Model builders will develop their own preferences for constructing their balsa planes over time. Work with an adhesive that makes you comfortable and confident in your finished product.

Some balsa kits come with generic glues, which may work at times but fail at others. If you are unsure about the glue you receive in your kit, use a strong epoxy or wood glue for the balsa. Take the time to explore your adhesive options. Some glues seal instantly and will not allow you to correct any mistakes. Others shift a little after gluing and you easily dissolve them with acetone or another solvent.

Remember that adhesives hold balsa wood in place, but also stick to clothing and skin.
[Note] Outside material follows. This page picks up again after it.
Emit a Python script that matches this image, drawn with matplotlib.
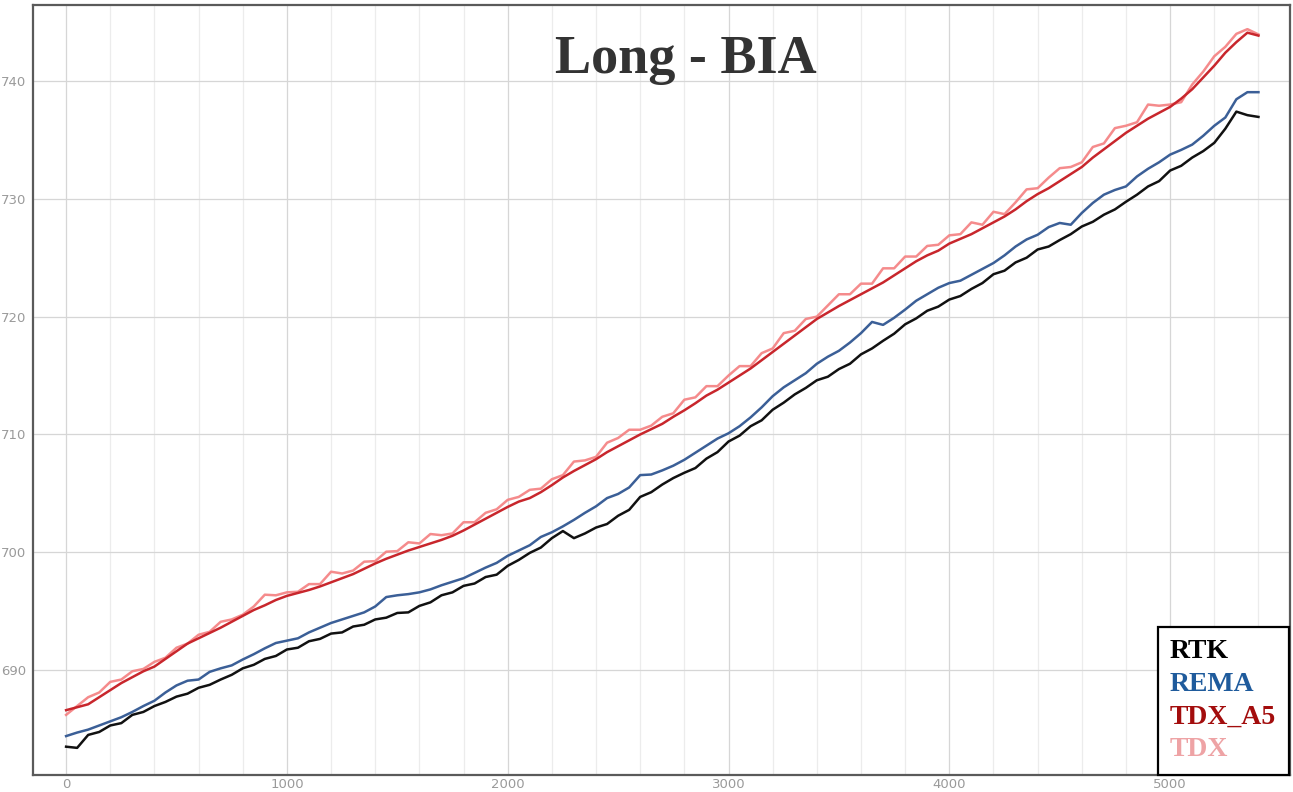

Keep rags or paper towels, as well as a solvent, on hand to clean up spills.

Sundry Tools

Balsa building kits will come with a lot of instructions and tools but not everything you need.

Sandpaper is an important tool to get a smooth and even finish on your balsa plane. If possible, use a variety of grits, from fine to coarse. Roughing up an area with coarse-grit paper and sanding gradually down to fine-grit creates an overall smooth appearance on the plane.

Keep a sanding block handy. Sanding small areas with your hands are fine, but for larger models, you fingers can apply uneven pressure across the balsa’s surface. A block will provide constant and even pressure over the whole surface.

Have a variety of knives or razors, saw blades, screwdrivers and other basic tools on hand. Like the adhesive, work with tools that you know you can use, to avoid injury.